Penerapan AI memberikan berbagai manfaat nyata, seperti personalisasi pembelajaran sesuai kebutuhan siswa, peningkatan efisiensi kerja guru, serta kemampuan analisis data untuk mendukung pengambilan keputusan pendidikan yang lebih tepat. Misalnya, sistem adaptive learning memungkinkan materi ajar disesuaikan secara otomatis berdasarkan kemampuan dan kecepatan belajar masing-masing siswa, yang terbukti dapat meningkatkan performa akademik dan mengurangi kecemasan belajar (Zawacki-Richter et al., 2019; ScienceDirect, 2023).
Namun, di balik berbagai potensi tersebut, penggunaan AI dalam pendidikan juga menimbulkan sejumlah tantangan dan risiko. Kekhawatiran terhadap plagiarisme, menurunnya interaksi sosial dalam pembelajaran, serta isu privasi dan keamanan data siswa menjadi perhatian penting bagi pendidik dan pembuat kebijakan (Open2Study, 2023). Selain itu, kesenjangan digital antara peserta didik yang memiliki akses teknologi dan yang tidak, turut memperdalam ketimpangan dalam memperoleh kualitas pendidikan yang setara.

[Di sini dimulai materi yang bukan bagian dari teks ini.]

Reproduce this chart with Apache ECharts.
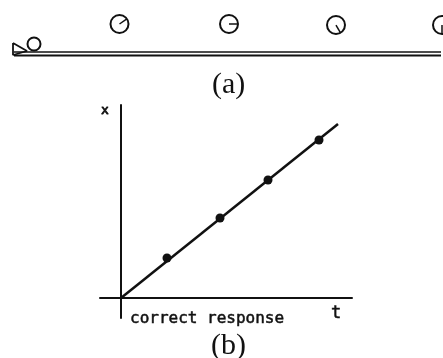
<!DOCTYPE html>
<html>
<head>
<meta charset="utf-8">
<style>
  html, body { margin: 0; padding: 0; background: #fff; }
  #chart { width: 443px; height: 358px; }
</style>
<script src="https://cdn.jsdelivr.net/npm/echarts@6/dist/echarts.min.js"></script>
</head>
<body>
<div id="chart"></div>
<script>
// panel (a), values
const ballX = [119.5, 229, 336, 442]
const ballY = [24, 24, 25, 25]
const spokeDeg = [-35, 0, 60, 90]
const restBall = [34, 44]
const ramp = [[13, 43], [13, 55], [27, 51], [13, 43]]
const trackTop = [[14, 52], [441, 52]]
const trackBottom = [[14, 55.5], [441, 55.5]]

// panel (b)
const responseLine = [[0, 0], [217, 174]]
const responsePoints = [[46, 40], [99, 80], [147, 118], [198, 158]]

const ink = '#111'
const chart = echarts.init(document.getElementById('chart'))

function drawBall (params, api) {
  const c = api.coord([api.value(0), api.value(1)])
  const r = api.value(3)
  const a = api.value(2) * Math.PI / 180
  return {
    type: 'group',
    children: [
      { type: 'circle', shape: { cx: c[0], cy: c[1], r: r }, style: { fill: '#fff', stroke: ink, lineWidth: 2 } },
      r > 7 ? { type: 'line', shape: { x1: c[0], y1: c[1], x2: c[0] + r * Math.cos(a), y2: c[1] + r * Math.sin(a) }, style: { stroke: ink, lineWidth: 1.5 } } : { type: 'group' }
    ]
  }
}

const ballData = ballX.map((x, i) => [x, ballY[i], spokeDeg[i], 9])
ballData.push([restBall[0], restBall[1], 0, 6.5])

const thin = (data, w, grid) => ({
  type: 'line', data: data, xAxisIndex: grid, yAxisIndex: grid, showSymbol: false, silent: true,
  lineStyle: { color: ink, width: w }
})

const label = (text, left, top, font, size, heavy) => ({
  text: text, left: left, top: top, padding: 0,
  textStyle: {
    fontFamily: font, fontSize: size, fontWeight: 'normal', color: ink,
    textBorderColor: ink, textBorderWidth: heavy
  }
})

chart.setOption({
  animation: false,
  backgroundColor: '#fff',
  title: [
    label('(a)', 212, 70, 'Liberation Serif', 30, 0),
    label('(b)', 211, 331, 'Liberation Serif', 30, 0),
    label('x', 101, 104, 'DejaVu Sans Mono', 13, 0.8),
    label('t', 331, 305, 'DejaVu Sans Mono', 17, 0.5),
    label('correct response', 130, 311, 'DejaVu Sans Mono', 16, 0.5)
  ],
  grid: [
    { left: 0, right: 0, top: 0, height: 70 },
    { left: 100, right: 91, top: 105, bottom: 40 }
  ],
  xAxis: [
    { gridIndex: 0, type: 'value', min: 0, max: 443, show: false },
    {
      gridIndex: 1, type: 'value', min: -21, max: 231,
      axisLine: { show: true, onZero: true, lineStyle: { color: ink, width: 2 } },
      axisTick: { show: false }, axisLabel: { show: false }, splitLine: { show: false }
    }
  ],
  yAxis: [
    { gridIndex: 0, type: 'value', min: 0, max: 70, inverse: true, show: false },
    {
      gridIndex: 1, type: 'value', min: -20, max: 193,
      axisLine: { show: true, onZero: true, lineStyle: { color: ink, width: 2 } },
      axisTick: { show: false }, axisLabel: { show: false }, splitLine: { show: false }
    }
  ],
  series: [
    thin(trackTop, 1.5, 0),
    thin(trackBottom, 2, 0),
    thin(ramp, 1.8, 0),
    { type: 'custom', xAxisIndex: 0, yAxisIndex: 0, data: ballData, renderItem: drawBall, silent: true, clip: true },
    thin(responseLine, 2.5, 1),
    {
      type: 'scatter', xAxisIndex: 1, yAxisIndex: 1, data: responsePoints, symbolSize: 9, silent: true,
      itemStyle: { color: ink, opacity: 1 }
    }
  ]
})
</script>
</body>
</html>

Penerapan kecerdasan buatan (AI) dalam pendidikan telah membawa berbagai transformasi besar dalam proses belajar mengajar. Salah satu dampak paling signifikan adalah peningkatan personalisasi pembelajaran. Teknologi adaptive learning memungkinkan materi pelajaran disesuaikan secara dinamis dengan kebutuhan, gaya belajar, dan kecepatan siswa. Menurut laporan dari UNESCO dan World Economic Forum, penggunaan AI pada sistem pembelajaran adaptif mampu meningkatkan hasil belajar hingga 30--62%, serta mengurangi kecemasan siswa dalam menghadapi pelajaran sebesar 20% (UNESCO, 2021; WEF, 2022).
Selain itu, AI juga memainkan peran penting dalam automasi penilaian. Contohnya, di Australia Selatan, chatbot edukatif bernama EdChat digunakan untuk menilai kemampuan bahasa Inggris siswa migran. Proses yang sebelumnya memakan waktu 30 menit kini dapat diselesaikan hanya dalam 52 detik, yang secara keseluruhan menghemat lebih dari 15.000 jam kerja guru per tahun (ABC News Australia, 2024). Automasi ini memungkinkan guru lebih fokus pada aspek pedagogis dan bimbingan emosional siswa.
Dari sisi pengembangan kebijakan, beberapa negara mulai aktif mengintegrasikan AI ke dalam sistem pendidikan formal. Pemerintah negara bagian Odisha, India, misalnya, menargetkan agar 90% sekolah mengajarkan AI pada tahun 2036, serta melatih sekitar 18.000 warga setiap tahunnya sebagai bagian dari transformasi digital berbasis pendidikan (The Times of India, 2024). Inisiatif serupa juga mulai digagas di berbagai negara berkembang sebagai bagian dari literasi digital.
Namun demikian, tantangan besar juga muncul, terutama terkait dengan integritas akademik. Menurut survei dari Education Week (2023), lebih dari 70% guru menganggap penggunaan AI oleh siswa sebagai bentuk plagiarisme, sementara 68% di antaranya kini menggunakan alat pendeteksi AI seperti Turnitin dan GPTZero untuk mengawasi keaslian karya siswa. Data dari University of Glasgow juga menunjukkan peningkatan jumlah kasus plagiarisme dari 54 menjadi 92 kasus dalam satu tahun akademik setelah mahasiswa mulai banyak menggunakan ChatGPT (BBC News, 2024).
Selain plagiarisme, kekhawatiran lain mencakup isu privasi data siswa, bias algoritma, serta kesenjangan akses terhadap teknologi. Survei oleh Pew Research Center (2023) mencatat bahwa 42% pendidik mengkhawatirkan bagaimana data siswa dikelola oleh sistem AI. Lebih jauh lagi, risiko ketimpangan pendidikan juga mengemuka, karena belum semua sekolah atau wilayah memiliki infrastruktur digital yang memadai untuk menerapkan teknologi ini secara merata (UNESCO, 2022).